The modern central banking framework is designed to solve the Great Depression. Unfortunately for modern economists, America of the 2010s is not America of the 1930s in lots of important ways.
I’d like to start with an anecdote, since modern economists don’t like them. I have an uncle who was a cabinet-maker for the last 20+ years. He was laid off when the housing bubble collapsed. Let’s compare the ’30s version of my uncle with the modern version.
In the ’30s if a cabinet-maker was laid off, he was qualified for approximately 90% of the jobs in the US economy (I made up that number, but I doubt it’s off by too much). In today’s economy, he’s qualified for approximately 50% of the jobs in the US economy. However, this misses the bigger picture which is that many of the jobs that he’s qualified for today are vastly inferior to his old job (in reality, I’d argue, but in his opinion for sure). Being a waiter or a cashier just isn’t the same a building cabinets.
Central bank stimulus today then will not spur hiring in the same way that it would have in the ’30s, as modern labor is no where near as interchangeable as it was in the ’30s.
My uncle spent a few years being re-educated so that he could work in the healthcare sector. His new job was in no way created by the fact that interest rates were low, perhaps besides the fact that it may have made it cheaper for him to go back to school. He thanks the taxpayers for all the money they gave him while he was being re-educated though.

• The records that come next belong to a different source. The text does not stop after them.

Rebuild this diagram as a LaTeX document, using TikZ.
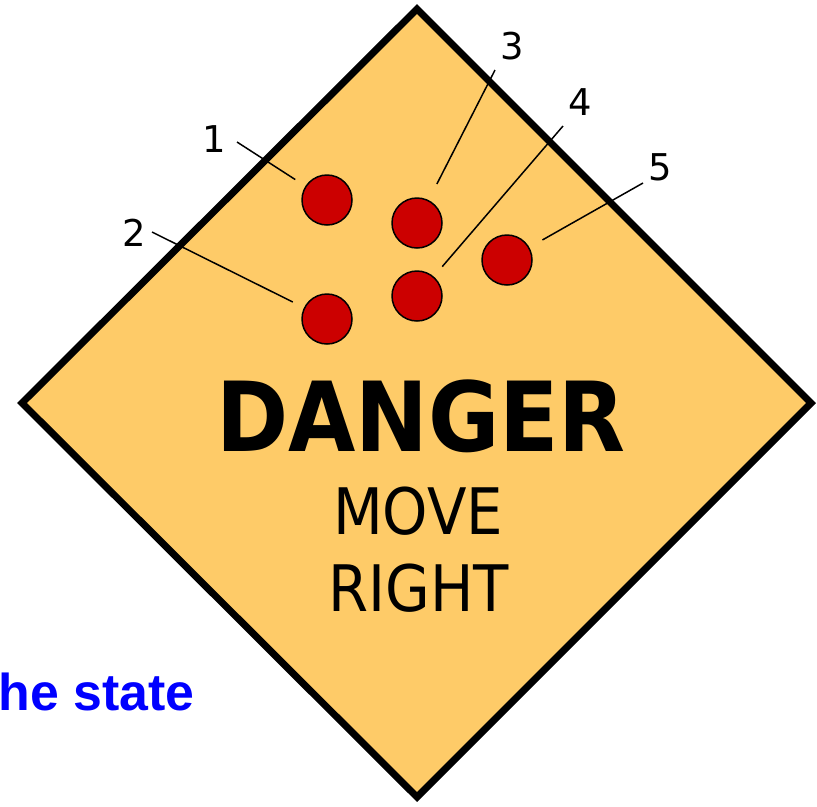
\documentclass[tikz,border=0pt]{standalone}
\usepackage{fontspec}
\setmainfont{DejaVu Sans}
\newfontfamily\condfont{DejaVu Sans Condensed}
\newfontfamily\arialfont{Liberation Sans}
\usepackage{xcolor}
\definecolor{signfill}{RGB}{254,203,104}
\definecolor{dotred}{RGB}{204,0,0}

\begin{document}
\begin{tikzpicture}[
  x=0.02cm, y=-0.02cm,
  sign/.style={
    draw=black, fill=signfill, line width=4pt, line join=miter
  },
  dot/.style={
    circle, draw=black, fill=dotred, line width=0.85pt,
    minimum size=1cm, inner sep=0pt
  },
  num/.style={
    font=\fontsize{21}{25}\selectfont, inner sep=0pt
  },
  leader/.style={
    draw=black, line width=0.85pt, shorten >=#1
  },
  leader/.default=13*0.02cm
]
\useasboundingbox (0,0) rectangle (817,806);

% Sign
\draw[sign] (417,9) -- (811,403) -- (417,797) -- (22,403) -- cycle;

% Dots
\node[dot] (c1) at (327,200) {};
\node[dot] (c2) at (327,319) {};
\node[dot] (c3) at (417,223) {};
\node[dot] (c4) at (417,296) {};
\node[dot] (c5) at (507,260) {};

% Numbers
\node[num] (l1) at (214,139) {1};
\node[num] (l2) at (134,233) {2};
\node[num] (l3) at (512,46) {3};
\node[num] (l4) at (580,102) {4};
\node[num] (l5) at (660,167) {5};

\coordinate (s1) at (237,142);
\coordinate (s2) at (152,232);
\coordinate (s3) at (495,70);
\coordinate (s4) at (563,126);
\coordinate (s5) at (643,183);

% Leaders
\draw[leader=0.24cm] (s1) -- (c1);
\draw[leader=0.25cm] (s2) -- (c2);
\draw[leader=0.36cm] (s3) -- (c3);
\draw[leader=0.26cm] (s4) -- (c4);
\draw[leader=0.30cm] (s5) -- (c5);

% Text
\node[font=\condfont\bfseries\fontsize{55}{60}\selectfont, inner sep=0pt] (danger) at (421,416) {DANGER};
\node[font=\condfont\fontsize{36.5}{40}\selectfont, inner sep=0pt] (move) at (418,511) {MOVE};
\node[font=\condfont\fontsize{36.5}{40}\selectfont, inner sep=0pt] (right) at (419,588) {RIGHT};

\node[font=\arialfont\bfseries\fontsize{29.5}{34}\selectfont, text={rgb,255:red,0;green,0;blue,255},
  anchor=base east, inner sep=0pt] (state) at (195,710) {he state};

\end{tikzpicture}
\end{document}
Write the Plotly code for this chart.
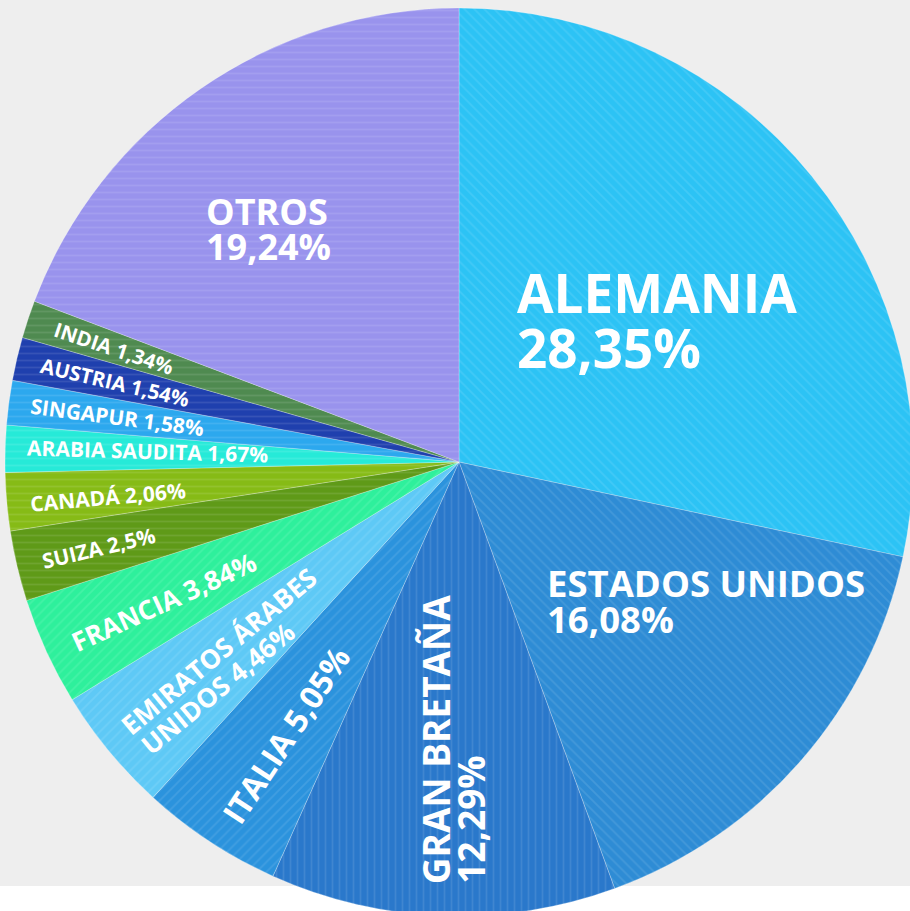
import math
import plotly.graph_objects as go

# ---------------- data ----------------
countries = ["ALEMANIA", "ESTADOS UNIDOS", "GRAN BRETAÑA", "ITALIA",
             "EMIRATOS ÁRABES UNIDOS", "FRANCIA", "SUIZA", "CANADÁ",
             "ARABIA SAUDITA", "SINGAPUR", "AUSTRIA", "INDIA", "OTROS"]
shares = [28.35, 16.08, 12.29, 5.05, 4.46, 3.84, 2.5, 2.06, 1.67, 1.58, 1.54, 1.34, 19.24]
slice_colors = ["#2cc3f5", "#2e8cd5", "#2a78cb", "#2b93dd", "#5ec9f6", "#2ef09c",
                "#5f9a18", "#86bb16", "#26ead8", "#2ca8ee", "#1f40ae", "#4f8a50", "#9993ed"]
streak_shapes = ["\\", "\\", "|", "/", "/", "/", "-", "-", "-", "-", "-", "-", "-"]

pct = [f"{v:g}".replace(".", ",") + "%" for v in shares]

# ---------------- geometry of the page ----------------
W, H = 920, 920
CX, CY, R = 459, 462, 454
GRAY_BOTTOM = 886


def px(x):
    return x / W


def py(y):
    return 1 - y / H


total = sum(shares)
mids = []
acc = 0.0
for v in shares:
    mids.append((acc + v / 2) / total * 360.0)
    acc += v


def radial_angle(theta):
    t = math.radians(theta)
    return math.degrees(math.atan2(math.cos(t), -math.sin(t)))


fig = go.Figure(go.Pie(
    labels=countries,
    values=shares,
    sort=False,
    direction="clockwise",
    rotation=0,
    textinfo="none",
    hoverinfo="skip",
    showlegend=False,
    marker=dict(
        colors=slice_colors,
        line=dict(color="rgba(255,255,255,0.25)", width=1),
        pattern=dict(shape=streak_shapes, fillmode="overlay", fgcolor="white",
                     fgopacity=0.10, size=7, solidity=0.25),
    ),
    domain=dict(x=[px(CX - R), px(CX + R)], y=[py(CY + R), py(CY - R)]),
))

# label specs: (slice index, text, x, y, xanchor, yanchor, size, orientation)
emi = countries[4].split()
label_specs = [
    (0, countries[0], 516, 292.8, "left", "middle", 53, "h"),
    (0, pct[0], 516, 347.8, "left", "middle", 53, "h"),
    (1, countries[1], 546, 583.4, "left", "middle", 36.5, "h"),
    (1, pct[1], 546, 619.4, "left", "middle", 36.5, "h"),
    (12, countries[12], 205, 211.4, "left", "middle", 36, "h"),
    (12, pct[12], 205, 246.4, "left", "middle", 36, "h"),
    (2, countries[2], 435.8, 885, "center", "bottom", 37, "v"),
    (2, pct[2], 470.3, 885, "center", "bottom", 37, "v"),
    (3, countries[3] + " " + pct[3], 285, 735, "center", "middle", 32, "r"),
    (4, " ".join(emi[:2]), 219, 651, "center", "middle", 26.5, "r"),
    (4, emi[2] + " " + pct[4], 218, 688, "center", "middle", 26.5, "r"),
    (5, countries[5] + " " + pct[5], 163.5, 602, "center", "middle", 26.5, "r"),
    (6, countries[6] + " " + pct[6], 98.5, 548, "center", "middle", 21, "r"),
    (7, countries[7] + " " + pct[7], 108, 497, "center", "middle", 21, "r"),
    (8, countries[8] + " " + pct[8], 147, 451, "center", "middle", 21, "r"),
    (9, countries[9] + " " + pct[9], 117.5, 416.5, "center", "middle", 21, "r"),
    (10, countries[10] + " " + pct[10], 115, 382, "center", "middle", 20.5, "r"),
    (11, countries[11] + " " + pct[11], 114, 347.5, "center", "middle", 20.5, "r"),
]

annotations = []
for idx, text, x, y, xa, ya, size, orient in label_specs:
    if orient == "h":
        ang = 0
    elif orient == "v":
        ang = -90
    else:
        ang = radial_angle(mids[idx])
    annotations.append(dict(
        text=text, x=px(x), y=py(y), xref="paper", yref="paper",
        xanchor=xa, yanchor=ya, showarrow=False, textangle=ang, borderpad=0,
        font=dict(family="Open Sans", size=size, color="white", weight="bold"),
    ))

fig.update_layout(
    width=W, height=H,
    margin=dict(l=0, r=0, t=0, b=0),
    paper_bgcolor="white",
    plot_bgcolor="white",
    showlegend=False,
    annotations=annotations,
    shapes=[dict(type="rect", xref="paper", yref="paper", x0=0, x1=1,
                 y0=py(GRAY_BOTTOM), y1=1, fillcolor="#eeeeee", line=dict(width=0),
                 layer="below")],
)

fig.write_html(
    "out.html",
    config={"displayModeBar": False},
    post_script="document.body.style.margin='0';document.body.style.overflow='hidden';",
)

It gets worse. The Fed can’t control which sectors of the economy will be spurred by lower interest rates. In the ’30s, this didn’t matter too much because almost all sectors were relatively labor-intensive compared to today’s economy. Today, low rates are more likely to spur innovative sectors of the economy (see all the stories on the rise of a new tech bubble). These sectors employ virtually no one like my uncle.
The US economy has not been short on cheap, low-skilled labor for a long time. The areas of the economy that would employ moderately-skilled guys like my uncle don’t really have room to expand at this point. The same thing may be happening with housing. At this point, if low interest rates were going to make you buy a house, you would have done so sometime since interest rates were historically low starting in 2002. There are no decent homebuyers left who haven’t already bought a house. They’ve all bought homes. Similarly, there may be no new good industries that will employ lots of low-skilled workers that haven’t already started – low-skilled labor has been prevalent and cheap for a long time and interest rates have been low for ages.
Low interest rates may actually discourage this sort of job creation, as in today’s economy low interest rates may encourage firms to buy expensive machinery that replace actual human laborers.
I can’t help but mention increased low-skilled immigration and increased free trade as contributors to this problem as well. The US has been actively exporting low-skilled work overseas (this is the point of free trade). This policy may be good if you have a population of static abilities and skills, but the US has also actively been importing more un-skilled laborers (effectively open immigration). So we’re simultaneously importing more competition for the type of jobs we’re having trouble creating and exporting more of the supply of the sort of jobs that we want to create.
The aspect of the economy that’s more difficult to control is the habits of savers. If you saved money in the ’30s you basically had to put it in a bank – the government can use monetary policy to control what happens to money in banks. Today, savers have much more control over what they invest in. Inflation therefore, won’t make me spend my savings today like it would have in the ’30s – now I can buy gold and other currencies too easily.